How to negotiate while litigating damages in a personal injury case such as as a slip and fall aboard a cruise ship is one complex issue that many personal injury plaintiffs and their lawyers face everyday. I have found that without a filed lawsuit and trial date, most insurance companies, cruise lines and their lawyers will offer just pennies on the dollar for a claim.
Of course, I realize it is not always practical or advisable to file a lawsuit on every case, especially a case with weak liability and damages. In those cases, one is usually at the mercy of the adjuster to make an offer in hopes of resolving a case. I hate being in that situation, but unfortunately many small PI cases simply do not justify the expense, time, and stress of litigation. I have learned that lesson the hard way, as I used to just file suits and often tried many small PI cases. I can say that judges and juries do not like them, and therefore they are nearly impossible to win.

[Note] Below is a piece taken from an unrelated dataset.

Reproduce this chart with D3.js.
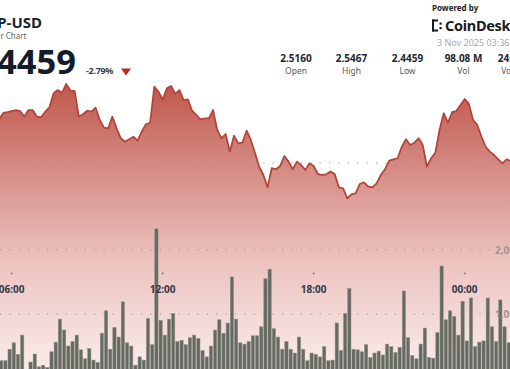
<!DOCTYPE html>
<html>
<head>
<meta charset="utf-8">
<script src="https://cdn.jsdelivr.net/npm/d3@7"></script>
<style>
  html, body { margin: 0; padding: 0; background: #ffffff; overflow: hidden; }
  svg { display: block; font-family: "Noto Sans", "Open Sans", sans-serif; }
</style>
</head>
<body>
<svg id="chart" width="510" height="369"></svg>
<script>
// ---------------- DATA ----------------
const symbol = "XRP-USD";
const subtitle = "24 Hour Chart";
const lastPrice = "2.4459";
const changePct = "-2.79%";
const statValues = ["2.5160", "2.5467", "2.4459", "98.08 M", "245.62 M"];
const statLabels = ["Open", "High", "Low", "Vol", "Vol (USD)"];
const stampText = "3 Nov 2025 03:36";

// 10-minute samples starting 2 Nov 2025 05:30 UTC
const seriesStart = Date.UTC(2025, 10, 2, 5, 30);
const stepMinutes = 10;
const windowStart = Date.UTC(2025, 10, 2, 3, 36);
const windowEnd = Date.UTC(2025, 10, 3, 3, 36);

const prices = [
  2.5258, 2.5296, 2.5301, 2.5307, 2.5313, 2.5307, 2.5274, 2.5313, 2.5313, 2.5274,
  2.5270, 2.5303, 2.5329, 2.5412, 2.5431, 2.5415, 2.5467, 2.5427, 2.5426, 2.5274,
  2.5288, 2.5309, 2.5303, 2.5327, 2.5254, 2.5209, 2.5205, 2.5274, 2.5205, 2.5146,
  2.5126, 2.5140, 2.5155, 2.5132, 2.5185, 2.5229, 2.5238, 2.5451, 2.5421, 2.5376,
  2.5441, 2.5455, 2.5408, 2.5431, 2.5372, 2.5376, 2.5309, 2.5284, 2.5258, 2.5264,
  2.5264, 2.5313, 2.5195, 2.5146, 2.5171, 2.5067, 2.5161, 2.5116, 2.5120, 2.5191,
  2.5136, 2.5059, 2.4978, 2.4929, 2.4856, 2.4969, 2.4963, 2.4982, 2.5041, 2.5008,
  2.4963, 2.5008, 2.4988, 2.4959, 2.4998, 2.4982, 2.4935, 2.4929, 2.4933, 2.4949,
  2.4935, 2.4856, 2.4850, 2.4791, 2.4815, 2.4821, 2.4876, 2.4886, 2.4860, 2.4856,
  2.4880, 2.4929, 2.4963, 2.5014, 2.5022, 2.5028, 2.5096, 2.5140, 2.5106, 2.5120,
  2.5146, 2.5106, 2.4978, 2.5028, 2.5061, 2.5195, 2.5294, 2.5238, 2.5300, 2.5307,
  2.5343, 2.5378, 2.5349, 2.5254, 2.5225, 2.5155, 2.5096, 2.5067, 2.5047, 2.5022,
  2.4998, 2.5022, 2.5012, 2.5005, 2.4990
];

const volumes = [
  270, 270, 450, 550, 370, 670, 100, 250, 375, 175,
  200, 165, 410, 560, 920, 750, 500, 570, 670, 440,
  300, 460, 280, 245, 700, 1050, 450, 790, 640, 1190,
  550, 500, 200, 330, 280, 930, 520, 2330, 900, 670,
  920, 1010, 570, 590, 520, 630, 670, 620, 430, 330,
  500, 750, 910, 700, 860, 1580, 920, 550, 530, 570,
  660, 660, 800, 1550, 1700, 770, 640, 450, 570, 450,
  390, 640, 450, 270, 390, 370, 330, 490, 270, 280,
  860, 430, 1010, 1400, 450, 440, 410, 520, 320, 390,
  420, 360, 530, 490, 400, 480, 1360, 630, 350, 300,
  530, 780, 320, 310, 710, 1750, 910, 1050, 960, 670,
  1200, 580, 1250, 490, 560, 580, 1250, 800, 570, 1220,
  800, 550
];

const priceTicks = [2.5];
const volumeTicks = [1000, 2000];
const volumeTickLabels = ["1,000", "2,000"];

// ---------------- CHART ----------------
const svg = d3.select("#chart");
const W = 510, H = 369;
const stepMs = stepMinutes * 60000;
const timeAt = i => new Date(seriesStart + i * stepMs);

const x = d3.scaleTime()
  .domain([new Date(windowStart), new Date(windowEnd)])
  .range([-48.7, 555.3]);
const yP = d3.scaleLinear().domain([2.45, 2.55]).range([247.6, 78.4]);
const yV = d3.scaleLinear().domain([0, 2000]).range([378, 250]);

const priceData = prices.map((p, i) => ({ t: timeAt(i), p }));
const volData = volumes.map((v, i) => ({ t: timeAt(i), v }));

const defs = svg.append("defs");
const grad = defs.append("linearGradient")
  .attr("id", "areaGrad").attr("gradientUnits", "userSpaceOnUse")
  .attr("x1", 0).attr("x2", 0).attr("y1", 84).attr("y2", 378);
[[0, "#c0574c"], [0.28, "#d48a82"], [0.6, "#ecc3bf"], [1, "#fbefee"]]
  .forEach(([o, c]) => grad.append("stop").attr("offset", o).attr("stop-color", c));

// Area
svg.append("path")
  .datum(priceData)
  .attr("d", d3.area().x(d => x(d.t)).y0(380).y1(d => yP(d.p)))
  .attr("fill", "url(#areaGrad)");

// Price grid
svg.append("g").selectAll("line").data(priceTicks).join("line")
  .attr("x1", 0).attr("x2", W)
  .attr("y1", d => yP(d)).attr("y2", d => yP(d))
  .attr("stroke", "#a09090").attr("stroke-width", 1.2)
  .attr("stroke-dasharray", "1.2 8.2");

// Volume grid
svg.append("g").selectAll("line").data(volumeTicks).join("line")
  .attr("x1", 0).attr("x2", W)
  .attr("y1", d => yV(d)).attr("y2", d => yV(d))
  .attr("stroke", "#a09090").attr("stroke-width", 1.2)
  .attr("stroke-dasharray", "1.2 8.2");

// Price line
svg.append("path")
  .datum(priceData)
  .attr("d", d3.line().x(d => x(d.t)).y(d => yP(d.p)))
  .attr("fill", "none")
  .attr("stroke", "#b5443a")
  .attr("stroke-width", 1.8)
  .attr("stroke-linejoin", "round");

// Volume bars
svg.append("g").selectAll("rect").data(volData).join("rect")
  .attr("x", d => x(d.t) + 0.45)
  .attr("width", d => x(new Date(+d.t + stepMs)) - x(d.t) - 0.9)
  .attr("y", d => yV(d.v))
  .attr("height", d => yV(0) - yV(d.v))
  .attr("fill", "#666a62")
  .attr("stroke", "#8e928a")
  .attr("stroke-width", 0.5);

// Volume labels
svg.append("g").selectAll("text").data(volumeTicks).join("text")
  .attr("x", 495).attr("y", d => yV(d) + 4)
  .attr("font-size", 10).attr("font-weight", 700)
  .attr("fill", "#a49492")
  .text((d, i) => volumeTickLabels[i]);

// Time axis
const tticks = x.ticks(d3.utcHour.every(6)).filter(t => x(t) > -20 && x(t) < W + 20);
const fmt = d3.utcFormat("%H:%M");
const tg = svg.append("g");
tg.selectAll("circle").data(tticks).join("circle")
  .attr("cx", d => x(d)).attr("cy", 273.5).attr("r", 0.9).attr("fill", "#777");
tg.selectAll("text").data(tticks).join("text")
  .attr("x", d => x(d)).attr("y", 292.5)
  .attr("text-anchor", "middle")
  .attr("font-size", 10).attr("font-weight", 700)
  .attr("fill", "#323846")
  .text(d => fmt(d));

// Header
svg.append("text").attr("x", 42).attr("y", 27.5).attr("text-anchor", "end")
  .attr("font-size", 15).attr("font-weight", 700).attr("fill", "#1b2333").text(symbol);
svg.append("text").attr("x", 26.5).attr("y", 38.5).attr("text-anchor", "end")
  .attr("font-size", 8).attr("fill", "#666").text(subtitle);
svg.append("text").attr("x", 76).attr("y", 74).attr("text-anchor", "end")
  .attr("font-size", 34.5).attr("font-weight", 700).attr("fill", "#141b2b")
  .text(lastPrice);
svg.append("text").attr("x", 86).attr("y", 74)
  .attr("font-size", 9).attr("font-weight", 700).attr("fill", "#3a3f4a")
  .attr("letter-spacing", -0.3).text(changePct);
svg.append("path").attr("d", "M121,68.5 L131,68.5 L126,75.5 Z").attr("fill", "#c0281e");

const statX = [296, 351.5, 407.5, 463.5, 519.5];
const sg = svg.append("g");
sg.selectAll("text.v").data(statValues).join("text").attr("class", "v")
  .attr("x", (d, i) => statX[i]).attr("y", 61.5).attr("text-anchor", "middle")
  .attr("font-size", 10).attr("font-weight", 700).attr("fill", "#23262d").text(d => d);
sg.selectAll("text.l").data(statLabels).join("text").attr("class", "l")
  .attr("x", (d, i) => statX[i]).attr("y", 74).attr("text-anchor", "middle")
  .attr("font-size", 8.5).attr("fill", "#555a62").text(d => d);

// Powered by CoinDesk
svg.append("text").attr("x", 432).attr("y", 11)
  .attr("font-size", 8).attr("font-weight", 700).attr("fill", "#222").text("Powered by");
const logo = svg.append("g").attr("fill", "#1a1a1a");
[[432, 19.5, 2, 12], [432, 19.5, 6, 2], [432, 29.5, 6, 2], [439.5, 22.5, 2.2, 2.2], [439.5, 27, 2.2, 2.2]]
  .forEach(([a, b, w, h]) => logo.append("rect").attr("x", a).attr("y", b).attr("width", w).attr("height", h));
svg.append("text").attr("x", 445).attr("y", 31)
  .attr("font-size", 14.5).attr("font-weight", 700).attr("fill", "#1a1a1a")
  .attr("letter-spacing", -0.3).text("CoinDesk Indices");
svg.append("text").attr("x", 437).attr("y", 46)
  .attr("font-size", 9).attr("fill", "#a8a8a8").text(stampText);
</script>
</body>
</html>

One thing that I have found to be helpful is providing the adjuster with every possible document, letter, statement, medical record, and bill that support your client’s claim. I do not believe in keeping things “close to the vest” so that you can surprise an adjuster or defense lawyer once a case is in suit. Often that “ace up the sleeve of a lawyer” was just what an adjuster would have needed to get a case settled.
I also immediately document in writing each call and message left with an adjuster. If I leave a message, I send an email and fax stating that I have tried to reach the adjuster and was unsuccessful. I pepper the adjuster’s file with professional and courteous documentation of everything.
Lay witnesses are commonly called “Before-and-After” witnesses. These are people who have no interest in the outcome–for instance, a client’s rabbi or priest, teacher, supervisor, or a fellow member of a charitable organization. I have had dozens of clients who simply cannot come up with a single lay witness to testify on their behalf. Others have dozens of acquaintances and associates who are credible and believable witnesses as to how the accident has diminished the quality of life of the plaintiff.
You can get affidavits or short videos that can be shown to the adjuster, detailing in an informal style how the accident has affected the claimant. They can be quite powerful tools, and I use this technique often when an injury and its effects are not obvious.
Expert Reports and Testimony
Most cases involve an orthopedic surgeon, neurologist, or. . . gasp . . . a chiropractor. Insurance adjusters are not easily persuaded by these typical experts when evaluating a claim. Think outside the box and consider enlisting the testimony of pain management doctors, traumatologists, physiatrists, and neurosurgeons.
Either get reports from them, or simply snap a 30-second video with your Iphone at your next conference and have them explain why and how they believe your client has sustained a permanent injury.
It pays to get a copy of the latest AMA Guidelines: “Guides to the Evaluation of Permanent Impairment, Sixth Edition, Clarifications and Corrections.” This resource provides the criteria that most physicians rely upon in formulating whether a patient has sustained a permanent injury as well as the extent or percentage of their impairment.
Use of Demonstrative Evidence
“I hear and I forget. I see and I remember. I do and I understand.”
I love demonstrative evidence, and so do juries. In fact, I believe in this day of the CSI Effect that they demand it. In other words, modern juries get their information online, on their phones, and by watching shows like CSI and Elementary. In these shows, graphic animation is often used to explain how a crime occurred or a victim died. Jurors today want to see this, and while it can be somewhat expensive, I recommend that it not be a static image but a moving image.
Earlier in my career it was nearly cost-prohibitive to create an animated exhibit illustrating how an accident may have occurred or the development of an image. With today’s technology, it is very affordable. There are dozens of companies that produce animated visuals for lawyers, and prices are very competitive.
Bear in mind each jurisdiction has specific evidentiary requirements for use of graphics, whether as demonstrative aids or to be admitted into evidence. But for simply trying to settle a claim, there are no rules. Just be sure that the exhibit is professionally created and accurately depicts the relevant subject matter.
Key Pleadings and Motions
I think one of the best pleadings to encourage settlement is a Proposal for Settlement (PFS). This simply provides the prevailing plaintiff an opportunity to collect attorney’s fees on top of a judgment. There are specific rules that apply to the timing and language of these documents. A similar document that is available to the defense to add extra pressure on the plaintiff to settle is called an Offer of Settlement.
The rules and laws pertaining to these pleadings change frequently and are hotly contested virtually every week in Florida’s appellate courts. I recommend that, before submitting a PFS, you consult with competent appellate counsel or trial support rather than utilizing someone else’s form, or even mine.